Hang Onto Your Hats!
Leon C. LaBrecque, JD, CPA, CFP®, CFA
Happy New Year, and welcome to 2012. Here are a few predictions and observations that provide you with our economic and political perspectives for the New Year. You may want to sit down with a favorite beverage or even an aspirin. In general, we’re certain this will not be a nice steady year:
- We appear to be nearing the end of an oscillation period. Since 1903, the market has been behaving in 13-year oscillations, followed by upswings (1903-1915, 1929-1942, 1968-1981, 1999-2012?). Each oscillation is marked by technological growth, economic downturn then growth, and usually some ‘tipping point’ at the end. We could be at the end of an oscillation, given the right tipping point.

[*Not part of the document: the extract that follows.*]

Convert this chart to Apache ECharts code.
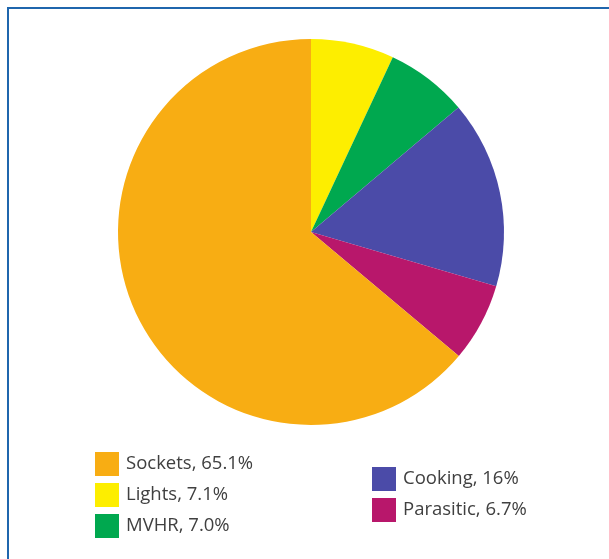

- Europe is still messy. The EU still has an immense amount of work cut out for it. The ‘fixes’ of the ECB are still only symptomatic and don’t reflect the underlying problem: Greeks are different from Italians, and Irish are different from Germans. Unless the underlying economies have some governance, the EU will continue to suffer and will probably spend a part of 2012 in recession.
- The market has room to run. The S&P 500 has a relatively low valuation (the Price to Earnings ratio is quite low by historical standards); interest rates are so low that bank deposits of CDs don’t offer much of an alternative. Money has been flowing out of stocks, it could very easily flow back in, but probably before late fall (can you guess why?).
- The economy has room to grow. Despite all rumors to the contrary, the US economy has grown for nine straight quarters through the end of 2011 (since the 3rd Q of ’09). With low interest rates, we could see real estate start to move, car sales starting to pick up, and companies making more money. Don’t be surprised that our next threat is not recession but inflation.
- We have met the enemy, and it is Washington. On November 6, there is a presidential election which we predict will be narrowly decided. Importantly, 33 seats of the Senate are up for grabs, including 22 Democratic Senate seats. It seems very unlikely that the two parties will get along before the election, and barring a Republican sweep (and a senate supermajority), it seems unlikely the two parties will get along after the election. More gridlock seems likely.
- Unemployment will likely continue to slowly decline. Corporations have wrung almost every drop of productivity out of their workforce, and it seems likely that the only solution to expansion is to continue hiring. Note that the government workforce is shrinking and the private workforce is growing.
- The Bush Tax Cuts Expire 12/31/12. This is a significant issue that no one seems to be taking seriously right now. Expiration of the cuts raises taxes on virtually every taxpayer, changes the rates on dividends to ordinary income, raises capital gain rates, brings back the marriage penalty, eliminates the child tax credit and raises the Alternative Minimum Tax (AMT). Roth conversion and municipal bond purchases will become more useful as the year-end deadline ticks away.
- The Sequestration Cuts take place 01/01/13. The failure of the Super-Committee to act will cause an across-the-board cut in Federal spending. Following the normal mentality of bureaucracy, that will go to the employees first (fat chance Congress will cut their pay!). Job cuts by the Feds could lead to more unemployed people.
- The Unearned Income Medicare Contribution (UIMC) starts in 2013. The UIMC adds a 3.8% additional tax on upper-income individuals (over $200K on single and $250K on married) on all unearned income, like dividends, interest, and capital gains.
- The Debt ceiling expires again in 2013. Remember the fun we had in August of 2011? Well, it happens again, in early 2013.
- Iran is a wild card. Iran is being very aggressive about its nuclear program, including trying to block shipping in the Persian Gulf. It is completely plausible that this could escalate into a military situation either with the US, NATO, or Israel (we bet on Israel).
Bottom Line: To say the least, 2012 doesn’t look boring. Be ready to take advantage of opportunities and avoid the downdrafts. And consider whether this combination of events might cause a ‘tip’ in the market that has had virtually no upward movement since 1999.